У Троицы окрыленные | страница 100
Дальше автор стихотворения пишет о растаявшей дымке грядущих столетий, о золоте куполов и малиновом звоне, несущемся далеко-далеко за белостенную лаврскую ограду, о несметных толпах народа, теснящихся перед собором…
Тихий свет святой славы! В его живительных лучах очнулась Лавра, гудит разбуженный богатырь-колокол, почувствовав прилив новых сил. Очнувшись, Лавра стала на глазах обновляться внешне и впитывать новые молодые силы. Сразу же потянулись к Преподобному Игумену те, кто услышал его зов. Услышал и откликнулся. Откликнувшись, решился на трудный подвиг борьбы с собой, подвиг постоянный, многолетний, неослабный.
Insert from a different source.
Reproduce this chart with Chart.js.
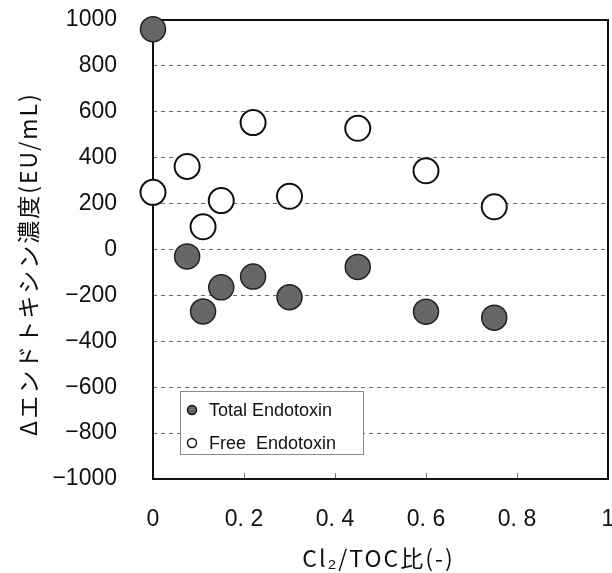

Особенно дорого и радостно было видеть этот отклик в юных душах.
Юности много дается — широкие возможности, разные дороги, свободный выбор любого пути. Почти всегда в таком возрасте руководствуются больше сердцем, чем доводами ума. Мелочность, расчетливость, жажда сытого покоя приходят позже. Поэтому-то серьезное намерение выбрать из всех дорог узкую и тернистую тропинку в обитель Преподобного Сергия особенно ценно.
Из всех, кто влился в число лаврской братии, из вновь пришедших молодых вспоминается почивший почти десять лет назад иеродиакон Даниил, в миру Павел Иванович Маланьин. Не заметить его в те годы было невозможно. Яркие, бросающиеся в глаза внешние данные — высокий рост, почти черные волосы, крупные и выразительные черты лица — очень хорошо гармонировали с завидным голосом — могучим, очень приятного тембра басом. Он любил служить и служил собранно, серьезно, не мешая каждой душе выразить в молитве, соединить с ектениями свое сокровенное, — прямо, непосредственно, просто. А ведь как велик соблазн молодому сильному голосу заглушить все и всех, насладиться своим диапазоном и оттенками звучания! Когда иеродиакон Даниил пел величания, мне невольно вспоминался писатель Тургенев: «Русская правдивая, горячая душа звучала и дышала в нем и так и хватала вас за сердце, хватала прямо за его русские струны». И еще: «Он пел, и от каждого звука его голоса веяло чем-то родным и необозримо широким».
Конечно, в таком положении особенно трудно хранить свою душу от въедливых помыслов тщеславия, от увлечения собственной значимостью, от желания настоять на своем при всякой несправедливости. Трудно любому, а еще больше — серьезному монаху, с полной ответственностью относящемуся к своим обетам.